Ignacio Echevarría



En Ediciones Universidad Diego Portales (la editorial chilena a la que debemos los dos únicos libros que, no sin resistencia, Nicanor Parra ha consentido dar a la luz en los últimos veinte años) acaba de publicarse una selección de ensayos y artículos de Horacio Castellanos Moya. La metamorfosis del sabueso, se titula, y es un volumen altamente recomendable por muchos motivos, entre ellos los que señalan a Castellanos Moya como uno de los más representativos narradores de Centroamérica, lo cual equivale a señalarlo como un narrador marcado por tres de los imperativos que inevitablemente determinan la trayectoria de cualquier escritor procedente de esa zona del mundo: el de la política, el de la violencia y el del exilio. Sobre estos y otros asuntos versan los ensayos de Castellanos Moya, pero también sobre algunas de sus querencias y veneraciones literarias. Y la obra de Roberto Bolaño (como la de Onetti, como la de Kenzaburo Oé, como la de Roque Dalton, como la de Canetti) es una de ellas.



Aunque su relación fue sobre todo epistolar, entre Bolaño y Castellanos Moya circuló una intensa corriente de simpatía y aprecio mutuos, patente en el sincero apasionamiento con que el primero se refirió a C.M. en una columna en la que destacaba como vértices de su obra "el horror, la corrupción y una cotidianidad que tiembla en cada una de sus páginas y que hace temblar a sus lectores". El libro de Castellanos Moya al que me remito incluye tres textos sobre Roberto Bolaño. Por el más tardío de ellos, "El mito Bolaño en Estados Unidos", me entero de la existencia de un ensayo de Sarah Pollack dedicado al modo en que ese mito se ha construido (Latin America Translated (Again): Roberto Bolaño's The Savage Detectives in the United States, Comparative Literature, núm. 61, verano de 2009).
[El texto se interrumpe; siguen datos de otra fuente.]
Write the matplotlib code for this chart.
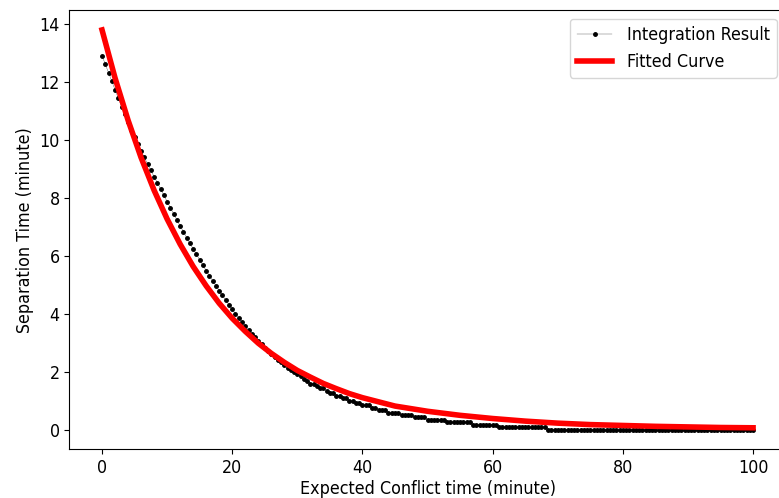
import numpy as np
import matplotlib
matplotlib.use("Agg")
import matplotlib.pyplot as plt
from matplotlib import font_manager

# integration result, sampled every 0.5 minute from 0 to 100
t_int = np.arange(0, 100.5, 0.5)
sep_int = [
    12.91, 12.62, 12.32, 12.03, 11.73, 11.44, 11.15, 10.88, 10.61, 10.35,
    10.10, 9.86, 9.62, 9.40, 9.17, 8.95, 8.73, 8.52, 8.31, 8.09,
    7.87, 7.66, 7.45, 7.24, 7.03, 6.83, 6.63, 6.43, 6.24, 6.05,
    5.86, 5.67, 5.49, 5.31, 5.14, 4.97, 4.80, 4.63, 4.47, 4.31,
    4.15, 4.00, 3.86, 3.71, 3.57, 3.43, 3.30, 3.18, 3.06, 2.94,
    2.83, 2.72, 2.61, 2.51, 2.41, 2.32, 2.23, 2.14, 2.06, 1.98,
    1.917, 1.833, 1.75, 1.667, 1.583, 1.583, 1.5, 1.417, 1.417, 1.333,
    1.25, 1.25, 1.167, 1.167, 1.083, 1.083, 1.0, 1.0, 0.917, 0.917,
    0.833, 0.833, 0.833, 0.75, 0.75, 0.667, 0.667, 0.667, 0.583, 0.583,
    0.583, 0.583, 0.5, 0.5, 0.5, 0.5, 0.417, 0.417, 0.417, 0.417,
    0.333, 0.333, 0.333, 0.333, 0.333, 0.333, 0.25, 0.25, 0.25, 0.25,
    0.25, 0.25, 0.25, 0.25, 0.167, 0.167, 0.167, 0.167, 0.167, 0.167,
    0.167, 0.167, 0.083, 0.083, 0.083, 0.083, 0.083, 0.083, 0.083, 0.083,
    0.083, 0.083, 0.083, 0.083, 0.083, 0.083, 0.083, 0, 0, 0,
    0, 0, 0, 0, 0, 0, 0, 0, 0, 0,
    0, 0, 0, 0, 0, 0, 0, 0, 0, 0,
    0, 0, 0, 0, 0, 0, 0, 0, 0, 0,
    0, 0, 0, 0, 0, 0, 0, 0, 0, 0,
    0, 0, 0, 0, 0, 0, 0, 0, 0, 0,
    0, 0, 0, 0, 0, 0, 0, 0, 0, 0,
    0,
]

# fitted curve
t_fit = [0, 2, 4, 6, 8, 10, 12, 14, 16, 18, 20, 22, 24, 26, 28, 30, 32, 34,
         36, 38, 40, 45, 50, 55, 60, 65, 70, 75, 80, 85, 90, 95, 100]
sep_fit = [13.80, 12.14, 10.68, 9.39, 8.26, 7.27, 6.40, 5.63, 4.96, 4.36,
           3.84, 3.39, 2.98, 2.63, 2.32, 2.04, 1.81, 1.59, 1.41, 1.24,
           1.10, 0.81, 0.63, 0.49, 0.38, 0.29, 0.22, 0.17, 0.14, 0.11,
           0.09, 0.07, 0.06]

# the reference text looks squeezed sideways, use the condensed cut if present
names = {f.name for f in font_manager.fontManager.ttflist}
if "DejaVu Sans Condensed" in names or any(
        f.name == "DejaVu Sans" and f.stretch == "condensed"
        for f in font_manager.fontManager.ttflist):
    plt.rcParams["font.stretch"] = "condensed"
    fs = 12.8
else:
    fs = 11.5
plt.rcParams["font.family"] = ["DejaVu Sans"]

fig = plt.figure(figsize=(7.79, 4.98), dpi=100)
ax = fig.add_axes([0.0892, 0.0974, 0.9193, 0.8826])

ax.plot(t_int, sep_int, marker=".", markersize=5, color="black", linewidth=0.2,
        label="Integration Result")
ax.plot(t_fit, sep_fit, color="red", linewidth=4, label="Fitted Curve")

ax.set_xlabel("Expected Conflict time (minute)", fontsize=fs, labelpad=2)
ax.set_ylabel("Separation Time (minute)", fontsize=fs)
ax.tick_params(labelsize=fs)
ax.legend(loc="upper right", fontsize=fs)

fig.savefig("out.png", dpi=100)
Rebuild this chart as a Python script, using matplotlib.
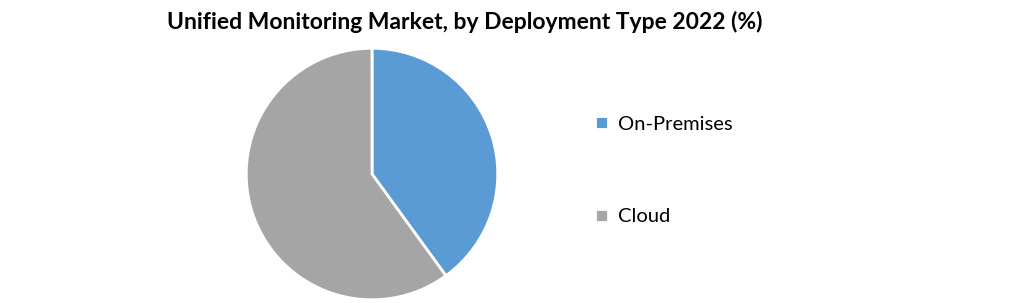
import matplotlib
matplotlib.use("Agg")
import matplotlib.pyplot as plt

# share by deployment type, 2022 (%)
labels = ["On-Premises", "Cloud"]
shares = [40, 60]
colors = ["#5b9bd5", "#a5a5a5"]

plt.rcParams["font.family"] = ["Lato", "DejaVu Sans"]

fig = plt.figure(figsize=(10.2, 3.03), dpi=100)
ax = fig.add_axes([372 / 1020 - 127 / 1020, 1 - (174 + 127) / 303, 254 / 1020, 254 / 303])

wedges, _ = ax.pie(shares, colors=colors, startangle=90, counterclock=False,
                   wedgeprops=dict(edgecolor="white", linewidth=2))
ax.set_xlim(-1.01, 1.01)
ax.set_ylim(-1.01, 1.01)
ax.set_aspect("equal")

fig.text(0.456, 0.928, "Unified Monitoring Market, by Deployment Type 2022 (%)",
         ha="center", va="center", fontsize=16.5, fontweight="bold")

leg = fig.legend(wedges, labels, loc="center left", bbox_to_anchor=(0.566, 0.437),
                 frameon=False, fontsize=14.5, handlelength=0.6, handleheight=0.6,
                 handletextpad=0.5, labelspacing=3.75)

fig.savefig("out.png", dpi=100)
Por lo que alcanzo a vislumbrar a través de las palabras de C.M., la tesis del ensayo -que aún no he conseguido leer- es que "detrás de la construcción del mito Bolaño no sólo hubo un operativo de marketing editorial, sino también una redefinición de la imagen y de la literatura latinoamericanas que el establishment cultural estadounidense ahora le está vendiendo a su público". Conforme a esta imagen -que emana de la idealizada leyenda de Bolaño como héroe rimbaudiano, enganchado a su juventud rebelde y contestataria, consumido por sus propios excesos-, toda utopía conduce, tarde o temprano, a una disyuntiva: la derrota y la autodestrucción, por un lado, o el ingreso más o menos resignado en la normalidad. "Es como si Bolaño estuviera confirmando lo que las normas culturales de Estados Unidos promocionan como la verdad", escribe Pollack.



Reparo en esta tesis de Pollack porque, aunque desde un punto de vista distinto, refuerza mi propia convicción de que entre las claves más determinantes del éxito de Bolaño se cuenta la de -en efecto- propiciar una lectura claudicante y en cierto modo consolatoria del fracaso de la vanguardia, cuyas consecuencias tienen un signo políticamente conservador.

El asunto es demasiado complejo como para ser liquidado en una columna. Pero habría que empezar por aceptar que en la obra de Bolaño, así como en sus crepitantes charlas y declaraciones, hay sobrados elementos que justifican leerla como una especie de elegía funeraria al sueño de la revolución, al demonio del absoluto que acecha en la más arrebatada poesía, asociadas una y otra al delirio de la juventud.



La "solución" Bolaño, ha escrito Alan Pauls, consistió en "inventar la Vanguardia como leyenda y convertirse en su mitógrafo, su mitólatra, su mitócrata".



Quizá va llegando la hora de explorar y poner en evidencia hasta qué punto la obra de Bolaño permanece sin embargo ligada a la vanguardia y contiene pese a todo, sepultado bajo la gruesa capa de romanticismo juvenil que tanto encandilamiento produce, un ingrediente insobornablemente subversivo.



Rubén Medina ha insistido con razón en la fidelidad de Bolaño a los postulados éticos del infrarrealismo que lideró durante sus años en México, junto a su gran amigo Mario Santiago. Pero quizá el modo más conveniente de enfrentar esta cuestión sea remitir la obra de Bolaño a uno de sus referentes más tempranos y constantes: el de Nicanor Parra, precisamente, cuya "antipoesía" acierta a romper el nudo gordiano de la vanguardia en la segunda mitad del siglo XX, al conectarla con la cultura popular y la cultura de masas sin perder por ello su talante provocador ni sucumbir a los cantos de sirena de esta última.